I'm sitting with a friend at work, and he's telling me about a problem in a relationship. As he talks, part of me is becoming aware of what he's describing from a more expansive point of view. As a result, I'm beginning to see what it is he needs to see in order to arrive at some resolution. I notice that I'm beginning to put this in words in my mind, so that I can speak them. I also notice that, when I do this, I lose touch with his awareness and what it's conveying. I also realize that if I speak what it is I'm seeing, he will also lose touch with what he's concerned about. His attention will shift to me - outside of him - and away from the issue.

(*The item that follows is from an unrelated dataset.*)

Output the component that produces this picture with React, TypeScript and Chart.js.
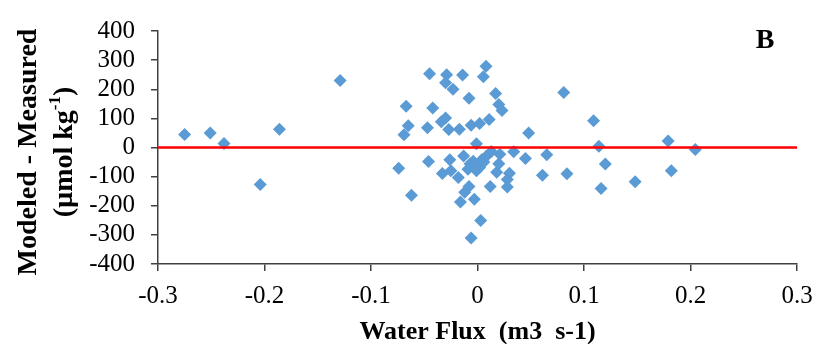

He may even resist my words for that very reason: despite any wisdom they might contain, my words will shift him out of his center, and preclude the possibility that he can arrive at the solution from within, and wouldn't that be preferable, and increase the likelihood that he would be willing to hear the truth?

So I abandon the desire to speak, to be wise, to be recognised and appreciated. I abandon putting what I am seeing into words. I rejoin him in the middle of his perspective, and resume my expanded awareness of his situation, in a wordless awareness. As a result, I begin to feel that his attention is following mine, moving into the expanded perspective in which the solution is obvious.

The next thing I know, he is verbalizing, from within, the exact words I had been about to say to him. It was a most edifying and uplifting experience.

A similar thing has happened too many times for me to count. I will be aware that the room is too hot, or the sound is too loud. Rather than say or do anything, I will simply be aware. Then someone else will turn down the A/C or the music.

What if divine awareness operates in this way - knowing all that is felt and desired by everyone, and being able to respond, not through direct action, but by raising our awarenesss to the level where the resolution is obvious, or by causing the universe at large to address our needs?

I once had a vision which suggested that if humans could tithe, not 10% of their money, but 10% of the attention they normally use to create division (we each live in our own separate dwelling that requires our own separate source of power to maintain our own separate environment, etc., etc. - and almost 100% of our attention is spent in the process of creating and maintaining this separation) - if we took 10% of that attention and united it in creative desire, the atmosphere of the planet itself might just respond to the degree that we wouldn't need our separate dwellings. The weather would be that perfect. There are legends that suggest that the planet was once like this.

Okay, I know I've gone a little far afield here, but the power of attention vs action, as illustrated by my talk with my friend, is unquestionable to me, and I honestly think that power is much more unlimited than we believe.

This isn't suggesting that we shouldn't act, any more than we shouldn't eat. But fasting has its value, as well. Food and acting are for the body. Fasting and being more expansively aware are for the spirit.